Elisabeth Moss to tell the story of “Typhoid Mary” for BBC America

In a change of pace from her starring role on Hulu’s The Handmaid’s Tale, Elisabeth Moss is going from a depressing tale set in the near future to a depressing tale set in the recent past. She’s teaming up with Annapurna Pictures’ newly launched TV division to develop Fever, a miniseries based on Mary Beth Keane’s novel about the woman infamously known as “Typhoid Mary.” Moss will executive produce the series for BBC America as well as star. “She was incredibly unique, stubborn, ambitious, and in fierce denial of any wrongdoing until her death…she is incredibly complicated, something I seem to enjoy playing,” Moss says in a press release.

Born Mary Mallon in northern Ireland, the woman who would become “Typhoid Mary” emigrated to the U.S. in 1883, where she began working as a cook in the households of wealthy New York City families. In 1906, she became the target of a citywide witch hunt after six members of the Warren household came down with a potentially deadly case of typhoid fever, a disease that loomed large in the minds of early 20th century New Yorkers. Eventually, freelance sanitary engineer George Soper discovered that 22 people across all seven houses where Mallon had worked over the years had come down with typhoid, and one of them had died. The culprit in the Warren case? Ice cream flavored with raw peaches, which Mallon had handled with her unwashed bare hands.

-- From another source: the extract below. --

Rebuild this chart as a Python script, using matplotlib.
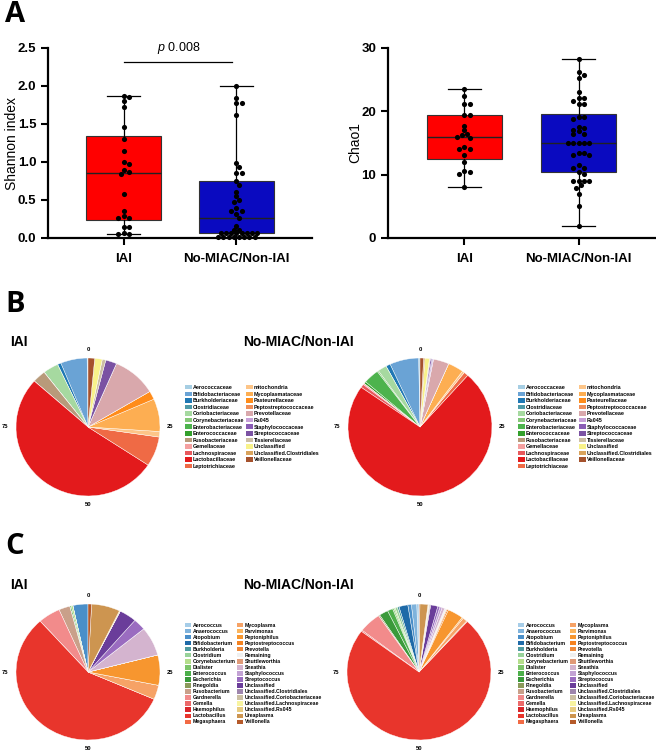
import numpy as np
import matplotlib.pyplot as plt
from matplotlib.patches import Patch

plt.rcParams['font.family'] = ['Liberation Sans', 'DejaVu Sans']
plt.rcParams['font.weight'] = 'bold'
plt.rcParams['mathtext.fontset'] = 'custom'
plt.rcParams['mathtext.it'] = 'Liberation Sans:style=italic:weight=normal'
plt.rcParams['mathtext.rm'] = 'Liberation Sans:weight=normal'

# ---- Panel A data ----
groups = ['IAI', 'No-MIAC/Non-IAI']
shannon_iai = [1.87, 1.85, 1.80, 1.72, 1.46, 1.30, 1.15, 1.00, 0.98, 0.89, 0.87,
               0.84, 0.58, 0.35, 0.29, 0.26, 0.26, 0.15, 0.15, 0.07, 0.05, 0.05]
shannon_non = [2.00, 1.84, 1.77, 1.77, 1.62, 0.99, 0.94, 0.85, 0.85, 0.75, 0.70,
               0.61, 0.55, 0.50, 0.47, 0.39, 0.36, 0.35, 0.31, 0.26, 0.16, 0.11, 0.11,
               0.06, 0.06, 0.06, 0.06, 0.06, 0.06, 0.06, 0.06,
               0.01, 0.01, 0.01, 0.01, 0.01, 0.01, 0.01, 0.01]
chao1_iai = [23.6, 22.4, 21.1, 21.1, 19.4, 19.5, 17.7, 17.0, 16.4, 16.3, 15.8, 15.9,
             14.4, 14.1, 14.1, 13.1, 12.0, 10.6, 10.4, 10.1, 8.0]
chao1_non = [28.2, 26.2, 25.7, 25.2, 23.1, 22.1, 22.1, 21.6, 21.1, 21.1, 19.1, 19.1,
             18.8, 17.6, 17.3, 17.1, 16.9, 16.5, 16.4, 15.0, 15.0, 15.0, 15.0, 15.0,
             13.5, 13.5, 13.1, 13.1, 11.5, 11.0, 11.0, 10.5, 10.1, 9.0, 9.0, 9.0, 9.0,
             8.4, 7.9, 7.0, 5.0, 1.9]
box_colors = ['#ff0000', '#0a0ac0']

# ---- Panel B data (family level, % of reads) ----
family_labels = ['Aerococcaceae', 'Bifidobacteriaceae', 'Burkholderiaceae', 'Clostridiaceae',
                 'Coriobacteriaceae', 'Corynebacteriaceae', 'Enterobacteriaceae',
                 'Enterococcaceae', 'Fusobacteriaceae', 'Gemellaceae', 'Lachnospiraceae',
                 'Lactobacillaceae', 'Leptotrichiaceae', 'mitochondria', 'Mycoplasmataceae',
                 'Pasteurellaceae', 'Peptostreptococcaceae', 'Prevotellaceae', 'Rs045',
                 'Staphylococcaceae', 'Streptococcaceae', 'Tissierellaceae', 'Unclassified',
                 'Unclassified.Clostridiales', 'Veillonellaceae']
family_colors = ['#a6cee3', '#6aa3d5', '#1f78b4', '#4e9aa8', '#a6d9a0', '#87c878', '#4db34d',
                 '#33a02c', '#b89a7a', '#f4a0a0', '#e8595d', '#e31a1c', '#ef6a45', '#fdc588',
                 '#fdae52', '#ff8c1a', '#f0905a', '#d9a8ac', '#c7a0d8', '#8a5cb5', '#7b52a3',
                 '#cdbfa5', '#f8f28a', '#d9a35c', '#a5522d']
family_iai = [0.2, 6.0, 0.8, 0.0, 3.5, 0.0, 0.0, 0.0, 3.0, 0.0, 0.0, 52.6, 7.0, 1.3, 7.7,
              2.0, 0.0, 10.0, 0.0, 0.0, 2.5, 0.8, 1.7, 0.0, 1.5]
family_non = [0.3, 6.5, 1.0, 0.0, 2.0, 0.3, 3.5, 0.5, 0.0, 0.3, 0.8, 73.0, 1.0, 0.5, 3.5,
              0.0, 0.0, 3.5, 0.2, 0.2, 0.3, 0.2, 1.0, 0.3, 0.8]

# ---- Panel C data (genus level, % of reads) ----
genus_labels = ['Aerococcus', 'Anaerococcus', 'Atopobium', 'Bifidobacterium', 'Burkholderia',
                'Clostridium', 'Corynebacterium', 'Dialister', 'Enterococcus', 'Escherichia',
                'Finegoldia', 'Fusobacterium', 'Gardnerella', 'Gemella', 'Haemophilus',
                'Lactobacillus', 'Megasphaera', 'Mycoplasma', 'Parvimonas', 'Peptoniphilus',
                'Peptostreptococcus', 'Prevotella', 'Remaining', 'Shuttleworthia', 'Sneathia',
                'Staphylococcus', 'Streptococcus', 'Unclassified', 'Unclassified.Clostridiales',
                'Unclassified.Coriobacteriaceae', 'Unclassified.Lachnospiraceae',
                'Unclassified.Rs045', 'Ureaplasma', 'Veillonella']
genus_colors = ['#a6cde8', '#7fb3dc', '#4a8fc9', '#1f6aa8', '#4e9aa0', '#98d29a', '#b5de8c',
                '#7cc46a', '#4caf4a', '#3a9a3a', '#8c9a5b', '#c9a08a', '#f28b8b', '#ec6a6a',
                '#d9262a', '#e8352c', '#f26a44', '#f6a266', '#fbb45c', '#f7962f', '#f58220',
                '#f08a3a', '#f0f0f0', '#e09a78', '#d4b4cf', '#c2a2d4', '#9a6cc0', '#6a3d9a',
                '#9e85ad', '#cbbfa3', '#f8f4a0', '#e8cc80', '#cd9550', '#b55a2a']
genus_iai = [0.0, 0.0, 3.4, 0.0, 0.0, 0.0, 0.4, 0.0, 0.3, 0.0, 0.0, 2.5, 5.0, 0.0, 0.0,
             57.0, 0.0, 3.4, 0.0, 7.2, 0.0, 0.0, 0.0, 0.0, 6.9, 0.0, 2.8, 3.9, 0.0, 0.0,
             0.0, 0.2, 6.4, 0.8]
genus_non = [0.5, 1.2, 0.8, 2.0, 0.4, 0.5, 0.3, 0.3, 1.2, 2.0, 0.3, 0.0, 5.0, 0.3, 0.0,
             73.5, 0.2, 1.0, 0.3, 3.5, 0.3, 0.2, 0.3, 0.1, 0.6, 0.5, 0.5, 1.6, 0.2, 0.2,
             0.1, 0.1, 1.8, 0.2]

pie_ticks = ['0', '25', '50', '75']

W, H = 656, 753
fig = plt.figure(figsize=(W / 100, H / 100), dpi=100)


def px_axes(x0, y0, x1, y1):
    return fig.add_axes([x0 / W, 1 - y1 / H, (x1 - x0) / W, (y1 - y0) / H])


def swarm_x(ax, values, center, dot_px):
    # simple beeswarm: shift points sideways until they stop overlapping too much
    pts = ax.transData.transform([(center, v) for v in values])
    px_unit = ax.transData.transform([(center + 1, 0)])[0][0] - pts[0][0]
    placed = []
    xs = []
    for _, py in pts:
        k = 0
        while True:
            off = ((k + 1) // 2) * (1 if k % 2 else -1) * dot_px * 0.5
            if all((off - qx) ** 2 + (py - qy) ** 2 >= (dot_px * 0.82) ** 2 for qx, qy in placed):
                break
            k += 1
        placed.append((off, py))
        xs.append(center + off / px_unit)
    return xs


def box_stats(vals):
    q1, med, q3 = np.percentile(vals, [25, 50, 75], method='weibull')
    return dict(med=med, q1=q1, q3=q3, whislo=min(vals), whishi=max(vals), fliers=[])


def box_panel(ax, data, ylim, yticks, ylabel, fmt, label_x):
    ax.set_xlim(0.33, 2.67)
    ax.set_ylim(*ylim)
    bp = ax.bxp([box_stats(v) for v in data], positions=[1, 2], widths=0.66,
                patch_artist=True, showfliers=False, capwidths=0.29,
                medianprops=dict(color='#222222', lw=1),
                boxprops=dict(edgecolor='#333333', lw=0.8),
                whiskerprops=dict(color='black', lw=0.9),
                capprops=dict(color='black', lw=0.9))
    for patch, c in zip(bp['boxes'], box_colors):
        patch.set_facecolor(c)
    for i, vals in enumerate(data):
        xs = swarm_x(ax, vals, i + 1, 5.2)
        ax.plot(xs, vals, 'o', color='black', ms=3.7, mec='none', zorder=3, clip_on=False)
    for s in ['top', 'right']:
        ax.spines[s].set_visible(False)
    for s in ['left', 'bottom']:
        ax.spines[s].set_linewidth(1.6)
    ax.set_yticks(yticks)
    ax.set_yticklabels([fmt.format(t) for t in yticks])
    ax.set_xticks([1, 2])
    ax.set_xticklabels(groups)
    ax.tick_params(axis='both', direction='out', length=5, width=1.5, labelsize=9.5)
    ax.tick_params(axis='x', pad=6)
    ax.set_ylabel(ylabel, fontsize=10)
    ax.yaxis.set_label_coords(label_x, 0.5)


ax1 = px_axes(48, 48, 312, 238)
box_panel(ax1, [shannon_iai, shannon_non], (0, 2.5), np.arange(0, 2.51, 0.5),
          'Shannon index', '{:.1f}', -0.108)
ax1.plot([1, 1.96], [2.32, 2.32], color='black', lw=0.9, clip_on=False)
ax1.text(1.49, 2.5, r'$\it{p}$ 0.008', ha='center', va='center', fontsize=9,
         fontweight='normal')

ax2 = px_axes(388, 48, 655, 238)
box_panel(ax2, [chao1_iai, chao1_non], (0, 30), [0, 10, 20, 30], 'Chao1', '{:.0f}', -0.098)


def pie_panel(cx, cy, rx, ry, vals, colors):
    ax = px_axes(cx - rx, cy - ry, cx + rx, cy + ry)
    ax.pie(vals, colors=colors, startangle=90, counterclock=True, radius=1,
           wedgeprops=dict(lw=0.3, edgecolor='white'))
    ax.set_aspect('auto')
    ax.set_xlim(-1, 1)
    ax.set_ylim(-1, 1)
    for lab, (tx, ty) in zip(pie_ticks, [(0, 1.12), (1.14, 0), (0, -1.12), (-1.15, 0)]):
        ax.text(tx, ty, lab, ha='center', va='center', fontsize=4.2)
    return ax


def legend_at(x, y, labels, colors, fontsize, spacing):
    handles = [Patch(facecolor=c, edgecolor='none', label=l) for l, c in zip(labels, colors)]
    fig.legend(handles=handles, loc='upper left', bbox_to_anchor=(x / W, 1 - y / H),
               ncol=2, frameon=False, fontsize=fontsize, handlelength=1.25, handleheight=0.9,
               handletextpad=0.25, labelspacing=spacing, columnspacing=0.25,
               borderpad=0, borderaxespad=0)


# Panel B
pie_panel(88, 427, 72, 69, family_iai, family_colors)
pie_panel(420, 427, 72, 69, family_non, family_colors)
legend_at(185, 385, family_labels, family_colors, 3.9, 0.27)
legend_at(518, 385, family_labels, family_colors, 3.9, 0.27)

# Panel C
pie_panel(88, 672, 72, 68, genus_iai, genus_colors)
pie_panel(419, 672, 72, 68, genus_non, genus_colors)
legend_at(185, 623, genus_labels, genus_colors, 3.7, 0.2)
legend_at(518, 623, genus_labels, genus_colors, 3.7, 0.2)

# titles and panel letters
for title_y in [342, 585]:
    fig.text(10 / W, 1 - title_y / H, 'IAI', fontsize=10, va='center')
    fig.text(243 / W, 1 - title_y / H, 'No-MIAC/Non-IAI', fontsize=10, va='center')
for letter, yc in [('A', 14), ('B', 304), ('C', 546)]:
    fig.text(5 / W, 1 - yc / H, letter, fontsize=21, fontweight='bold', va='center',
             family=['Open Sans', 'DejaVu Sans'])

fig.savefig('out.png', dpi=100)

Mallon, meanwhile, had never shown symptoms of the disease, and fought health officials until long after she had been determined to be a carrier and banished to solitary confinement on Brother Island, off the shores of the Bronx, in 1907. In 1910, she sued for her freedom and won, with an assist from William Randolph Hearst. But she found herself back on Brother Island after breaking her promise never to work as a cook again, causing another typhoid outbreak at a maternity hospital in 1915. Public opinion, which had initially been mixed, turned squarely against Mallon after that.

To this day, it remains unknown whether Mallon knew she had the capacity to spread disease—she had a habit of quietly resigning after typhoid broke out in a house where she worked, for one—or if she truly believed herself innocent. One thing we do now know, however, is that she was far from the only typhoid carrier in New York at the time. She died in isolation in 1938.